Go Green: Storm Water Management
Homeowner' Guide to Storm Water Management
Ideas for Decreasing Storm Water Runoff
Effects of a rainstorm can often result in soil erosion and movement of undesirable chemical deposits and waste from where it originates to where it might be deposited.  As individual homeowners, each of us can help to reduce storm water runoff by applying landscaping and other techniques to make our soil more porous so it absorbs rather than dispatches storm water downstream of us. 

Remember, it’s your responsibility to maintain your home’s drainage system by keeping grass swales, inlets and driveway culvert pipes clear of landscape mulch, leaves, branches and grass clippings. Here are some helpful hints to avoid storm water runoff:
  • Recycle grass clippings. Use a mulching mower.
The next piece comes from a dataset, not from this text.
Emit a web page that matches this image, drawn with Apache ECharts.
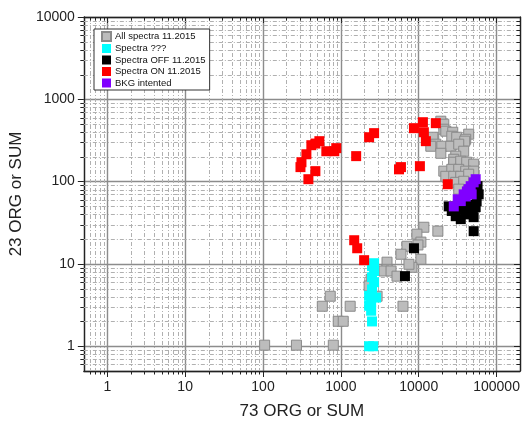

Mulching mowers reduce fertilizing requirements and create more water absorbing turf.   
  • Install grassed swales. Three to five days of standing rainwater in grassed swales allows for absorption and evaporation without creating a mosquito problem.
  • Create or retain forested areas on your lot. Treed areas absorb more water than turf.
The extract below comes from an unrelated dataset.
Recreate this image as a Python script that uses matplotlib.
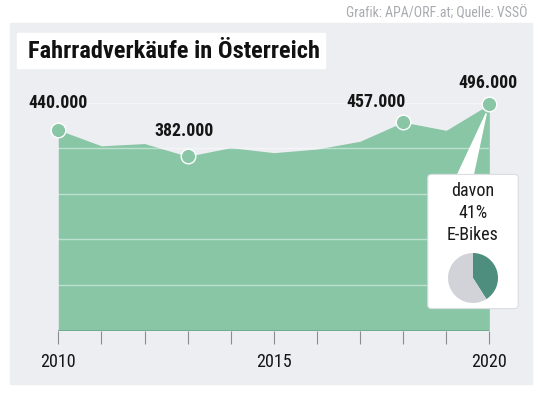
import numpy as np
import matplotlib
matplotlib.use("Agg")
import matplotlib.pyplot as plt
from matplotlib import font_manager
from matplotlib.patches import Rectangle, FancyBboxPatch, Polygon

# Fahrradverkäufe in Österreich (VSSÖ)
years = [2010, 2011, 2012, 2013, 2014, 2015, 2016, 2017, 2018, 2019, 2020]
sales = [440000, 405000, 410000, 382000, 401000, 390000, 398000, 415000, 457000, 439000, 496000]
labelled = [2010, 2013, 2018, 2020]
tick_labels = {2010: "2010", 2015: "2015", 2020: "2020"}
ebike_share = [41, 59]

title = "Fahrradverkäufe in Österreich"
source = "Grafik: APA/ORF.at; Quelle: VSSÖ"

# pick a narrow-ish font that is actually installed
main_font = "DejaVu Sans"
for cand in ["Liberation Sans Narrow", "Roboto Condensed", "Open Sans Condensed", "Roboto"]:
    try:
        font_manager.findfont(cand, fallback_to_default=False)
        main_font = cand
        break
    except ValueError:
        pass
plt.rcParams["font.family"] = [main_font, "DejaVu Sans"]
narrow = main_font != "Roboto" and main_font != "DejaVu Sans"
k = 1.0 if narrow else 0.86

green = "#88c6a5"
panel_bg = "#edeef2"

W, H = 549, 394
fig = plt.figure(figsize=(W / 100, H / 100), dpi=100)
fig.patch.set_facecolor("white")

def fx(px):
    return px / W

def fy(py):
    return 1 - py / H

# grey panel and title box
fig.patches.append(Rectangle((fx(10), fy(384)), fx(522), (384 - 23) / H,
                             transform=fig.transFigure, color=panel_bg, zorder=-2))
fig.patches.append(Rectangle((fx(16.7), fy(68.3)), fx(308.3), 35 / H,
                             transform=fig.transFigure, color="white", zorder=-1))
fig.text(fx(27.5), fy(51.5), title, fontsize=17.6 * k, fontweight="bold",
         va="center", ha="left", color="#111111")
fig.text(fx(527), fy(13.5), source, fontsize=10 * k, color="#a9abb0", ha="right", va="center")

ax = fig.add_axes([fx(58.3), fy(330.5), fx(431), (330.5 - 102.5) / H])
ax.set_zorder(2)
ax.set_facecolor("none")
ax.set_xlim(years[0], years[-1])
ax.set_ylim(0, 500000)

ax.fill_between(years, sales, 0, color=green, linewidth=0, zorder=2)
for g in range(100000, 500001, 100000):
    ax.axhline(g, color="white", alpha=0.45, linewidth=1, zorder=3)
ax.axhline(0, color="#6aa98a", linewidth=1.2, zorder=3)

for yr in labelled:
    v = sales[years.index(yr)]
    ax.plot(yr, v, "o", markersize=10.5, color=green, markeredgecolor="white",
            markeredgewidth=1, zorder=5, clip_on=False)

offsets = {2010: (0, 27), 2013: (-4, 25), 2018: (-27, 20), 2020: (-1, 21)}
for yr in labelled:
    v = sales[years.index(yr)]
    dx, dy = offsets[yr]
    ax.annotate(f"{v:,}".replace(",", "."), (yr, v), xytext=(dx * 0.72, dy * 0.72),
                textcoords="offset points", ha="center", va="center",
                fontsize=12.8 * k, fontweight="bold", color="#151515", zorder=6,
                annotation_clip=False)

for s in ax.spines.values():
    s.set_visible(False)
ax.set_yticks([])
ax.set_xticks(years)
ax.set_xticklabels([tick_labels.get(y, "") for y in years])
ax.tick_params(axis="x", length=9, width=0.8, color="#8a8c90", pad=7,
               labelsize=13 * k, labelcolor="#151515")

# callout with E-bike share
fig.canvas.draw()
apex = fig.transFigure.inverted().transform(ax.transData.transform((years[-1], sales[-1])))
apex_px = (apex[0] * W - 3, (1 - apex[1]) * H + 9)
fig.patches.append(Polygon([(fx(457), fy(176)), (fx(473), fy(176)),
                            (fx(apex_px[0]), fy(apex_px[1]))],
                           closed=True, transform=fig.transFigure,
                           color="white", zorder=7))
fig.patches.append(FancyBboxPatch((fx(430), fy(307)), fx(86), 131 / H,
                                  boxstyle="round,pad=0.004,rounding_size=0.008",
                                  transform=fig.transFigure, facecolor="white",
                                  edgecolor="#dcdde2", linewidth=0.8, zorder=7))
for txt, py in [("davon", 191.5), ("41%", 213), ("E-Bikes", 235)]:
    fig.text(fx(473), fy(py), txt, fontsize=13 * k, ha="center", va="center",
             color="#1a1a1a", zorder=8)

pax = fig.add_axes([fx(448), fy(303), fx(50), 50 / H])
pax.pie(ebike_share, colors=["#4d8e7f", "#d2d3d8"], startangle=90, counterclock=False,
        wedgeprops={"linewidth": 0})
pax.set_xlim(-1, 1)
pax.set_ylim(-1, 1)
pax.set_aspect("equal")
pax.set_zorder(9)

fig.savefig("out.png", dpi=100)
  • Install rain barrels to capture rain run off from your roof. Rain barrels are available locally and may be a practical way to use roof runoff for irrigation.
  • Create a rain garden.  Rain gardens collect and retain storm water. Water collected in a rain garden remains on the property where it evaporates or gradually seeps into the groundwater table. 
Even if a rain collection system or rain garden isn’t in your future landscape plans, you can still prevent contamination of storm water runoff using these best management practices:
  • Use a broom to sweep sidewalks and driveway. Even water from a hose can pick up contaminants that eventually flow into rivers, streams and the bay.
  • Pick up pet waste. 
  • Dispose of yard waste. Don’t sweep or blow green waste into the street. If you have a garden service, ask them to remove clippings. 
  • Go environmentally friendly when using fertilizers and pesticides. Many fertilizers and pesticides contain hazardous chemicals that can enter storm water run off. These chemicals can affect wildlife and contaminate water sources.